Sem ajuda de helicópteros, deslocados para a Região Serrana do estado, a operação levou três dias e contou com 35 bombeiros e 15 agentes da prefeitura. No distrito de Retiro do Muriaé, em Itaperuna, outro foco de incêndio, controlado na noite de quarta-feira, destruiu aproximadamente 10 hectares, atingindo uma área de pastagem.

“Noventa e nove porcento das queimadas na região ocorrem em área de pasto. Mesmo não colocando vidas em risco, o gado sofre muito”, completou o secretário de Defesa Civil de Itaperuna, tenente coronel Fabrício de Souza Boa Morte. O secretário de Agricultura do município, Luiz Alberto Azevedo, disse que muitos produtores ateiam fogo na vegetação porque não têm mão de obra para recuperar o pasto.
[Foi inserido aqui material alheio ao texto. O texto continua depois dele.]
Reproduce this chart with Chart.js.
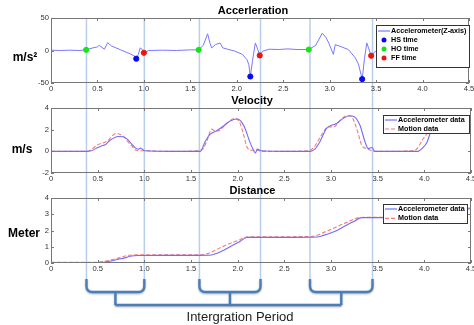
<!DOCTYPE html>
<html>
<head>
<meta charset="utf-8">
<script src="https://cdn.jsdelivr.net/npm/chart.js@4.4.0/dist/chart.umd.min.js"></script>
<style>
  body { margin: 0; background: #fff; }
  #wrap { position: relative; width: 474px; height: 325px; }
  #wrap canvas { position: absolute; left: 0; }
</style>
</head>
<body>
<div id="wrap">
  <canvas id="overlay" width="474" height="325" style="top:0"></canvas>
  <canvas id="graphAcc" width="474" height="95" style="top:0"></canvas>
  <canvas id="graphVel" width="474" height="90" style="top:95px"></canvas>
  <canvas id="graphDist" width="474" height="90" style="top:185px"></canvas>
</div>
<script>
// data (time in s)
const timeTicks = [0, 0.5, 1, 1.5, 2, 2.5, 3, 3.5, 4, 4.5];

const accTime = [0, 0.1, 0.2, 0.3, 0.378, 0.45, 0.5, 0.52, 0.575, 0.61, 0.65, 0.75, 0.85, 0.9, 0.918, 0.94, 0.96, 0.98, 1.0,
  1.05, 1.2, 1.35, 1.5, 1.59, 1.64, 1.686, 1.71, 1.73, 1.77, 1.82, 1.85, 1.9, 1.98, 2.06, 2.11, 2.13, 2.146, 2.17, 2.2, 2.225, 2.247,
  2.28, 2.35, 2.45, 2.55, 2.65, 2.775, 2.85, 2.92, 2.96, 2.99, 3.04, 3.06, 3.11, 3.2, 3.275, 3.31, 3.35, 3.375, 3.4, 3.447,
  3.5, 3.7, 3.9, 3.97, 4.05, 4.1, 4.2, 4.3, 4.4, 4.5];
const accValue = [0.5, 0, 0.5, 0, 1, 4, 5.6, 8, 2, 12, 7, 1, -5, -8.6, -12.6, -6, 4, 2, -3.5,
  0, 0.5, 0, 1, 1, 8, 25.8, 12, 4, 9, 11.6, 4, 2, -1, -6, -14, -22, -40, -15, 11.6, 2, -7.6,
  -1, 2, 1.5, 2.5, 1.5, 1.5, 8, 26.7, 20, 11.6, -6, 9, 6.6, 1.5, -11, -21, -44, -12, 11.6, -8,
  0, 0.5, 0, 3, 25, 12, 5, 0, -8, -18];

const hsTime = [0.918, 2.146, 3.35];
const hsValue = [-12.6, -40, -44];
const hoTime = [0.378, 1.59, 2.775];
const hoValue = [1, 1, 1.5];
const ffTime = [1.0, 2.247, 3.447];
const ffValue = [-3.5, -7.6, -8];

const velAccTime = [0, 0.38, 0.43, 0.48, 0.54, 0.58, 0.63, 0.72, 0.77, 0.82, 0.86, 0.915, 0.94, 0.96, 1.0, 1.3, 1.6,
  1.65, 1.7, 1.775, 1.85, 1.92, 1.99, 2.02, 2.05, 2.08, 2.13, 2.17, 2.19, 2.21, 2.25, 2.5, 2.78, 2.82, 2.88, 2.95, 2.99,
  3.06, 3.13, 3.2, 3.25, 3.31, 3.365, 3.4, 3.44, 3.47, 3.7, 3.93, 3.98, 4.03, 4.08, 4.15, 4.25, 4.35, 4.5];
const velAccValue = [0, 0, 0.05, 0.25, 0.5, 0.6, 1.0, 1.37, 1.35, 1.1, 0.72, 0.25, 0.2, 0.3, 0.05, 0, 0,
  0.87, 1.55, 1.9, 2.35, 2.8, 2.98, 2.9, 2.6, 2.1, 0.87, 0.1, -0.15, 0.2, 0.05, 0, 0, 0.15, 0.87, 2.1, 2.35,
  2.57, 3.04, 3.28, 3.2, 2.4, 0.87, 0.25, 0.35, 0, 0, 0, 0.3, 0.87, 2.1, 2.9, 3.2, 3.0, 2.5];

const velMotionTime = [0, 0.38, 0.42, 0.5, 0.6, 0.7, 0.73, 0.78, 0.825, 0.87, 0.9, 0.95, 1.0, 1.3, 1.55, 1.6, 1.63,
  1.68, 1.72, 1.76, 1.81, 1.88, 1.97, 2.02, 2.06, 2.1, 2.15, 2.22, 2.25, 2.5, 2.75, 2.78, 2.82, 2.87, 2.92, 2.97,
  3.03, 3.1, 3.17, 3.22, 3.275, 3.33, 3.38, 3.42, 3.45, 3.7, 3.85, 3.9, 3.99, 4.06, 4.12, 4.25, 4.35, 4.5];
const velMotionValue = [0, 0, 0.1, 0.6, 0.93, 1.65, 1.6, 1.35, 0.87, 0.45, 0.15, 0.05, 0.05, 0, 0.05, 0.1, 0.25,
  1.18, 2.05, 1.85, 1.95, 2.57, 3.04, 2.7, 1.65, 0.4, 0.1, 0.1, 0, 0, 0.05, 0.1, 0.4, 1.1, 1.8, 2.26,
  2.26, 2.88, 3.28, 3.2, 2.1, 0.56, 0.25, 0.1, 0, 0, 0.05, 0.1, 1.18, 2.0, 2.9, 3.1, 2.8, 2.3];

const distAccTime = [0, 0.5, 0.525, 0.6, 0.7, 0.8, 0.85, 0.95, 1.2, 1.5, 1.7, 1.78, 1.85, 1.92, 2.02, 2.1, 2.3, 2.6,
  2.85, 2.92, 2.99, 3.08, 3.17, 3.25, 3.33, 3.5, 3.95, 4.1, 4.3, 4.5];
const distAccValue = [0, 0, 0.01, 0.07, 0.2, 0.33, 0.42, 0.46, 0.47, 0.47, 0.48, 0.6, 0.78, 1.0, 1.31, 1.58, 1.58, 1.58,
  1.6, 1.7, 1.83, 2.05, 2.34, 2.57, 2.79, 2.79, 2.79, 2.9, 3.15, 3.35];

const distMotionTime = [0, 0.45, 0.5, 0.6, 0.7, 0.815, 0.9, 1.2, 1.5, 1.6, 1.7, 1.8, 1.9, 2.02, 2.06, 2.2, 2.6, 2.8,
  2.93, 3.05, 3.17, 3.31, 3.5, 3.9, 4.1, 4.3, 4.5];
const distMotionValue = [0.04, 0.04, 0.05, 0.13, 0.27, 0.46, 0.5, 0.5, 0.5, 0.5, 0.62, 0.9, 1.17, 1.42, 1.55, 1.62, 1.62, 1.64,
  1.9, 2.2, 2.5, 2.8, 2.82, 2.82, 2.95, 3.2, 3.4];

// integration windows (HO -> FF)
const periodLines = [0.38, 1.0, 1.59, 2.245, 2.775, 3.445];
const periodLabel = 'Intergration Period';

const FONT = '"Liberation Sans", Arial, sans-serif';
Chart.defaults.font.family = FONT;
Chart.defaults.font.size = 7.6;
Chart.defaults.color = '#333';

function pts(xs, ys) {
  return xs.map((x, i) => ({ x: x, y: ys[i] }));
}

// matlab-ish frame, inside ticks, title, y label and boxed legend
const matlabFrame = {
  id: 'matlabFrame',
  afterDatasetsDraw(chart, args, opts) {
    const ctx = chart.ctx;
    const a = chart.chartArea;
    const sx = chart.scales.x, sy = chart.scales.y;
    ctx.save();
    ctx.strokeStyle = '#777';
    ctx.lineWidth = 1;
    ctx.strokeRect(a.left + 0.5, a.top + 0.5, a.right - a.left - 1, a.bottom - a.top - 1);
    ctx.beginPath();
    sx.ticks.forEach(t => {
      const px = Math.round(sx.getPixelForValue(t.value)) + 0.5;
      ctx.moveTo(px, a.top); ctx.lineTo(px, a.top + 3);
      ctx.moveTo(px, a.bottom); ctx.lineTo(px, a.bottom - 3);
    });
    sy.ticks.forEach(t => {
      const py = Math.round(sy.getPixelForValue(t.value)) + 0.5;
      ctx.moveTo(a.left, py); ctx.lineTo(a.left + 3, py);
      ctx.moveTo(a.right, py); ctx.lineTo(a.right - 3, py);
    });
    ctx.stroke();

    ctx.fillStyle = '#000';
    ctx.textAlign = 'center';
    ctx.textBaseline = 'middle';
    ctx.font = 'bold 11px ' + FONT;
    ctx.fillText(opts.title, opts.titleX, opts.titleY);
    ctx.font = 'bold 12px ' + FONT;
    ctx.fillText(opts.yLabel, opts.yLabelX, opts.yLabelY);

    // legend box
    const lg = opts.legend;
    ctx.fillStyle = '#fff';
    ctx.fillRect(lg.x, lg.y, lg.w, lg.h);
    ctx.strokeStyle = '#333';
    ctx.strokeRect(lg.x + 0.5, lg.y + 0.5, lg.w, lg.h);
    ctx.font = 'bold 7.2px ' + FONT;
    ctx.textAlign = 'left';
    chart.data.datasets.forEach((ds, i) => {
      const y = lg.y + lg.first + i * lg.step;
      if (ds.showLine === false) {
        ctx.fillStyle = ds.pointBackgroundColor;
        ctx.beginPath();
        ctx.arc(lg.x + 8, y, 2.5, 0, Math.PI * 2);
        ctx.fill();
      } else {
        ctx.strokeStyle = ds.borderColor;
        ctx.lineWidth = 1.2;
        ctx.setLineDash(ds.borderDash || []);
        ctx.beginPath();
        ctx.moveTo(lg.x + 2, y); ctx.lineTo(lg.x + lg.sample, y);
        ctx.stroke();
        ctx.setLineDash([]);
      }
      ctx.fillStyle = '#000';
      ctx.fillText(ds.label, lg.x + lg.sample + 1, y);
    });
    ctx.restore();
  }
};

function makeOptions(yMin, yMax, yStep, padTop, frame) {
  return {
    responsive: false,
    animation: false,
    devicePixelRatio: 1,
    layout: { padding: { left: 0, right: 3, top: padTop, bottom: 0 } },
    plugins: {
      legend: { display: false },
      tooltip: { enabled: false },
      matlabFrame: frame
    },
    scales: {
      x: {
        type: 'linear',
        min: 0, max: 4.5,
        grid: { display: false, drawTicks: false },
        border: { display: false },
        ticks: { padding: 1, maxRotation: 0, autoSkip: false },
        afterBuildTicks: s => { s.ticks = timeTicks.map(v => ({ value: v })); },
        afterFit: s => { s.height = 12; s.paddingLeft = 0; s.paddingRight = 0; }
      },
      y: {
        min: yMin, max: yMax,
        grid: { display: false, drawTicks: false },
        border: { display: false },
        ticks: { stepSize: yStep, padding: 2 },
        afterFit: s => { s.width = 51; s.paddingTop = 0; s.paddingBottom = 0; }
      }
    }
  };
}

function dotSet(label, color, xs, ys) {
  return {
    label: label, data: pts(xs, ys), showLine: false,
    pointRadius: 2.6, pointBackgroundColor: color, pointBorderColor: color, order: 0
  };
}

new Chart(document.getElementById('graphAcc'), {
  type: 'line',
  data: {
    datasets: [
      { label: 'Accelerometer(Z-axis)', data: pts(accTime, accValue), borderColor: 'rgb(120,120,255)',
        borderWidth: 1, pointRadius: 0, order: 2 },
      dotSet('HS time', 'rgb(10,10,240)', hsTime, hsValue),
      dotSet('HO time', 'rgb(20,230,20)', hoTime, hoValue),
      dotSet('FF time', 'rgb(235,20,20)', ffTime, ffValue)
    ]
  },
  options: makeOptions(-50, 50, 50, 18, {
    title: 'Accerleration', titleX: 253, titleY: 11,
    yLabel: 'm/s\u00b2', yLabelX: 25, yLabelY: 58,
    legend: { x: 376, y: 25, w: 93, h: 42, first: 6, step: 9, sample: 14 }
  }),
  plugins: [matlabFrame]
});

const velChart = new Chart(document.getElementById('graphVel'), {
  type: 'line',
  data: {
    datasets: [
      { label: 'Accelerometer data', data: pts(velAccTime, velAccValue), borderColor: 'rgb(110,110,250)',
        borderWidth: 1.1, pointRadius: 0, cubicInterpolationMode: 'monotone' },
      { label: 'Motion data', data: pts(velMotionTime, velMotionValue), borderColor: 'rgb(255,120,120)',
        borderWidth: 1.1, borderDash: [4, 2], pointRadius: 0, cubicInterpolationMode: 'monotone' }
    ]
  },
  options: makeOptions(-2, 4, 2, 13, {
    title: 'Velocity', titleX: 252, titleY: 6,
    yLabel: 'm/s', yLabelX: 22, yLabelY: 55,
    legend: { x: 383, y: 20, w: 86, h: 18, first: 5, step: 9, sample: 14 }
  }),
  plugins: [matlabFrame]
});

const distChart = new Chart(document.getElementById('graphDist'), {
  type: 'line',
  data: {
    datasets: [
      { label: 'Accelerometer data', data: pts(distAccTime, distAccValue), borderColor: 'rgb(110,110,250)',
        borderWidth: 1.1, pointRadius: 0, cubicInterpolationMode: 'monotone' },
      { label: 'Motion data', data: pts(distMotionTime, distMotionValue), borderColor: 'rgb(255,120,120)',
        borderWidth: 1.1, borderDash: [4, 2], pointRadius: 0, cubicInterpolationMode: 'monotone' }
    ]
  },
  options: makeOptions(0, 4, 1, 13, {
    title: 'Distance', titleX: 252.5, titleY: 6,
    yLabel: 'Meter', yLabelX: 24, yLabelY: 49,
    legend: { x: 383, y: 19, w: 84, h: 19, first: 5, step: 9.4, sample: 14 }
  }),
  plugins: [matlabFrame]
});

// vertical period lines + brackets, behind the charts
const ov = document.getElementById('overlay').getContext('2d');
const sx = distChart.scales.x;
const xs = periodLines.map(v => sx.getPixelForValue(v));
ov.strokeStyle = 'rgba(160,190,228,0.75)';
ov.lineWidth = 1.5;
xs.forEach(px => {
  ov.beginPath();
  ov.moveTo(px, 18); ov.lineTo(px, 280);
  ov.stroke();
});

ov.save();
ov.strokeStyle = 'rgb(74,126,187)';
ov.lineWidth = 2.4;
ov.shadowColor = 'rgba(0,0,0,0.3)';
ov.shadowBlur = 2;
ov.shadowOffsetY = 1;
const topY = 279, baseY = 292, joinY = 305, r = 6;
const centers = [];
for (let i = 0; i < xs.length; i += 2) {
  const l = xs[i], rr = xs[i + 1];
  const c = (l + rr) / 2;
  centers.push(c);
  ov.beginPath();
  ov.moveTo(l, topY);
  ov.lineTo(l, baseY - r);
  ov.quadraticCurveTo(l, baseY, l + r, baseY);
  ov.lineTo(rr - r, baseY);
  ov.quadraticCurveTo(rr, baseY, rr, baseY - r);
  ov.lineTo(rr, topY);
  ov.moveTo(c, baseY);
  ov.lineTo(c, joinY);
  ov.stroke();
}
ov.beginPath();
ov.moveTo(centers[0], joinY);
ov.lineTo(centers[centers.length - 1], joinY);
ov.stroke();
ov.restore();

ov.fillStyle = '#222';
ov.font = '13px ' + FONT;
ov.textAlign = 'center';
ov.textBaseline = 'middle';
ov.fillText(periodLabel, 240, 317);
</script>
</body>
</html>
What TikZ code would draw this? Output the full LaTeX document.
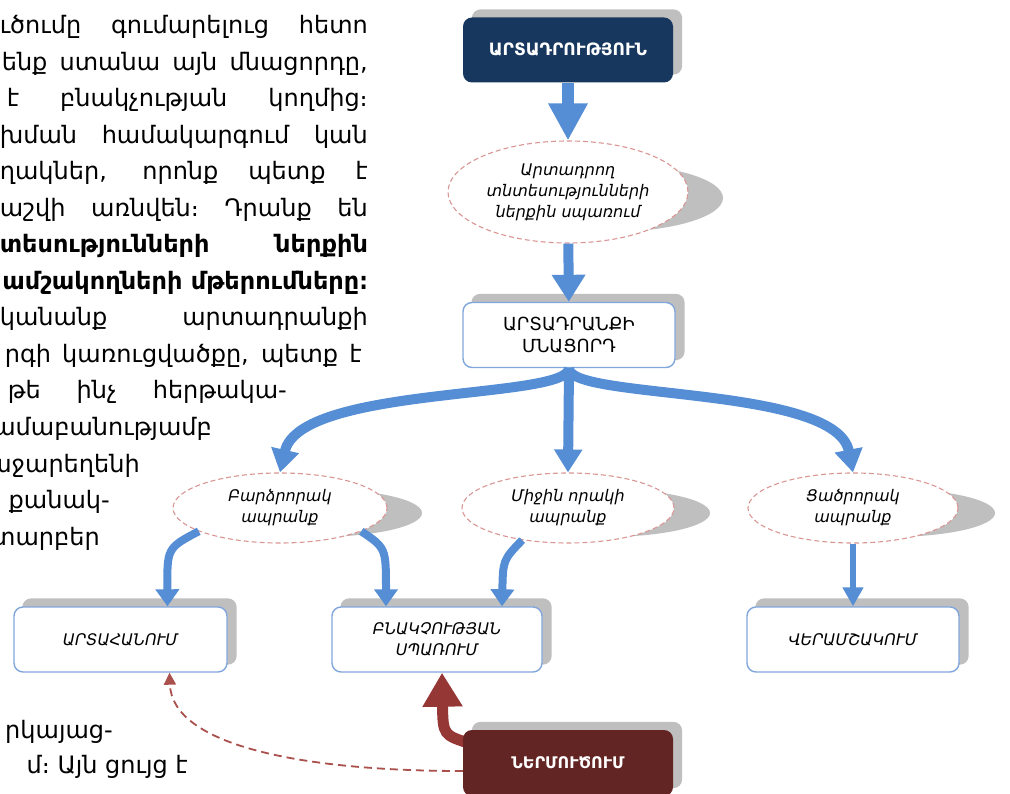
\documentclass[tikz,border=0pt]{standalone}
\usepackage{fontspec}
\setmainfont{DejaVu Sans}
\usetikzlibrary{arrows.meta,calc,shapes.geometric,backgrounds}

\definecolor{navybox}{RGB}{23,55,94}
\definecolor{arrowblue}{RGB}{85,142,213}
\definecolor{boxedge}{RGB}{128,166,220}
\definecolor{greyshade}{RGB}{191,191,191}
\definecolor{dashpink}{RGB}{217,150,148}
\definecolor{wine}{RGB}{99,37,35}
\definecolor{winearrow}{RGB}{149,55,53}
\definecolor{dashwine}{RGB}{170,80,77}

\newcommand{\jline}[2]{\makebox[#1pt][s]{#2}}

\begin{document}
\begin{tikzpicture}[x=1pt, y=-1pt,
  para/.style={inner sep=0pt, anchor=base east, font=\fontsize{24}{29}\selectfont},
  darkbox/.style={rounded corners=9pt, minimum width=210pt, minimum height=65pt,
    align=center, text=white, font=\fontsize{17}{21}\selectfont\bfseries},
  lightbox/.style={draw=boxedge, line width=1.4pt, fill=white, rounded corners=9pt,
    minimum width=212pt, minimum height=65pt, align=center, inner sep=0pt},
  oval/.style={ellipse, draw=dashpink, line width=1.1pt, dash pattern=on 5pt off 3pt,
    fill=white, inner sep=0pt, align=center, font=\fontsize{16}{21}\selectfont\itshape},
  greyshadow/.style={fill=greyshade, rounded corners=9pt},
  fatarr/.style={draw=arrowblue, line width=12pt, -{Triangle[width=37pt,length=37pt]}},
  brarr/.style={draw=arrowblue, line width=10pt, -{Triangle[width=27pt,length=23pt]}},
  smarr/.style={draw=arrowblue, line width=8pt, -{Triangle[width=23pt,length=17pt]}},
  thinarr/.style={draw=arrowblue, line width=6pt, -{Triangle[width=20pt,length=19pt]}},
  redarr/.style={draw=winearrow, line width=11pt, -{Triangle[width=38pt,length=34pt]}},
  dasharr/.style={draw=dashwine, line width=1.8pt, dash pattern=on 8pt off 5pt,
    -{Triangle[width=12pt,length=12pt]}}
]
\useasboundingbox (0,0) rectangle (1010,794);
\clip (0,0) rectangle (1010,794);

% text of the page, cut at the left edge
\node[para] (p1)  at (368,34)    {\jline{368}{ւծումը գումարելուց հետո}};
\node[para] (p2)  at (368,70.5)  {\jline{366}{ենք ստանա այն մնացորդը,}};
\node[para] (p3)  at (368,107)   {\jline{361}{է բնակչության կողմից։}};
\node[para] (p4)  at (368,143.5) {\jline{368}{խման համակարգում կան}};
\node[para] (p5)  at (368,180)   {\jline{368}{ղակներ, որոնք պետք է}};
\node[para] (p6)  at (368,216.5) {\jline{368}{աշվի առնվեն։ Դրանք են}};
\node[para, font=\fontsize{24}{29}\selectfont\bfseries] (p7) at (368,253) {\jline{368}{տեսությունների ներքին}};
\node[para, font=\fontsize{24}{29}\selectfont\bfseries] (p8) at (368,289.5) {ամշակողների մթերումները։};
\node[para] (p9)  at (368,326)   {\jline{368}{կանանք արտադրանքի}};
\node[para] (p10) at (362,362.5) {\jline{357}{րգի կառուցվածքը, պետք է}};
\node[para] (p11) at (287,399)   {\jline{279}{թե ինչ հերթակա-}};
\node[para] (p12) at (212,435.5) {ամաբանությամբ};
\node[para] (p13) at (140,472)   {աջարեղենի};
\node[para] (p14) at (110,508.5) {քանակ-};
\node[para] (p15) at (100,545)   {տարբեր};
\node[para] (b1)  at (113,738)   {րկայաց-};
\node[para] (b2)  at (188,773)   {մ։ Այն ցույց է};

% boxes and ovals
\node[darkbox, fill=navybox] (top) at (568,50) {ԱՐՏԱԴՐՈՒԹՅՈՒՆ};
\node[oval, minimum width=240pt, minimum height=102pt] (e1) at (568,192)
  {Արտադրող\\տնտեսությունների\\ներքին սպառում};
\node[lightbox, font=\fontsize{18}{22}\selectfont] (box2) at (569,335) {ԱՐՏԱԴՐԱՆՔԻ\\ՄՆԱՑՈՐԴ};
\node[oval, minimum width=214pt, minimum height=70pt] (el) at (280,508) {Բարձրորակ\\ապրանք};
\node[oval, minimum width=212pt, minimum height=70pt] (em) at (568,508) {Միջին որակի\\ապրանք};
\node[oval, minimum width=210pt, minimum height=70pt] (er) at (853,508) {Ցածրորակ\\ապրանք};
\node[lightbox, minimum width=213pt, font=\fontsize{16}{21}\selectfont\itshape] (A) at (120.5,639.5) {ԱՐՏԱՀԱՆՈՒՄ};
\node[lightbox, minimum width=210pt, font=\fontsize{16}{21}\selectfont\itshape] (B) at (437,639.5) {ԲՆԱԿՉՈՒԹՅԱՆ\\ՍՊԱՌՈՒՄ};
\node[lightbox, font=\fontsize{16}{21}\selectfont\itshape] (V) at (853,639.5) {ՎԵՐԱՄՇԱԿՈՒՄ};

% arrows
\draw[fatarr] (top) -- (e1);
\draw[brarr, -{Triangle[width=32pt,length=27pt]}] (e1) -- (box2);
\draw[brarr] (box2.south) .. controls (568,400) and (300,385) .. (el.north);
\draw[brarr] (box2.south) -- (em.north);
\draw[brarr] (box2.south) .. controls (568,400) and (836,385) .. (er.north);
\draw[smarr] (el.196) .. controls (167,548) .. ($(A.north)+(47,0)$);
\draw[smarr] (el.344) .. controls (386,548) .. ($(B.north)+(-51,0)$);
\draw[smarr] (em.215) .. controls (503,560) .. ($(B.north)+(65,0)$);
\draw[thinarr] (er) -- (V);

\node[darkbox, fill=wine, minimum height=66pt, font=\fontsize{16}{20}\selectfont\bfseries] (R) at (568,763) {ՆԵՐՄՈՒԾՈՒՄ};
\begin{scope}[on background layer]
  \draw[redarr] ($(R.north west)+(8,14)$) .. controls (443,735) .. ($(B.south)+(5,0)$);
  \draw[dasharr] ($(R.west)+(0,8)$) .. controls (300,771) and (172,745) .. ($(A.south)+(49,0)$);
\end{scope}

% shadows
\begin{scope}[on background layer]
  \foreach \b in {top,box2,A,B,V,R}
    \fill[greyshadow] ($(\b.south west)+(9,-8)$) rectangle ($(\b.north east)+(9,-8)$);
  \fill[greyshade] ($(e1)+(40,6)$) ellipse [x radius=115pt, y radius=34pt];
  \foreach \e in {el,em,er}
    \fill[greyshade] ($(\e)+(36,5)$) ellipse [x radius=106pt, y radius=24pt];
\end{scope}
\end{tikzpicture}
\end{document}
“Sem braços para o manejo e limpeza do pasto, eles colocam fogo. A solução é a mais barata no momento, mas eles acabam perdendo a propriedade. A queimada contamina o solo e o leito do rio, provocando seu assoreamento. Isso acarreta enxurradas e cheias em períodos de chuva. Ou seja, é um efeito dominó”, diz o secretário, lembrando as fortes enchentes que costumam castigar a região em épocas de verão.

Para prevenir a situação, segundo ele, é necessário preservar as nascentes e reflorestar as margens dos rios. “É preciso proteger para ter água, que é o maior bem que a gente tem. Tem um ditado muito certo na roça: ‘Deus perdoa, mas a natureza não perdoa’”.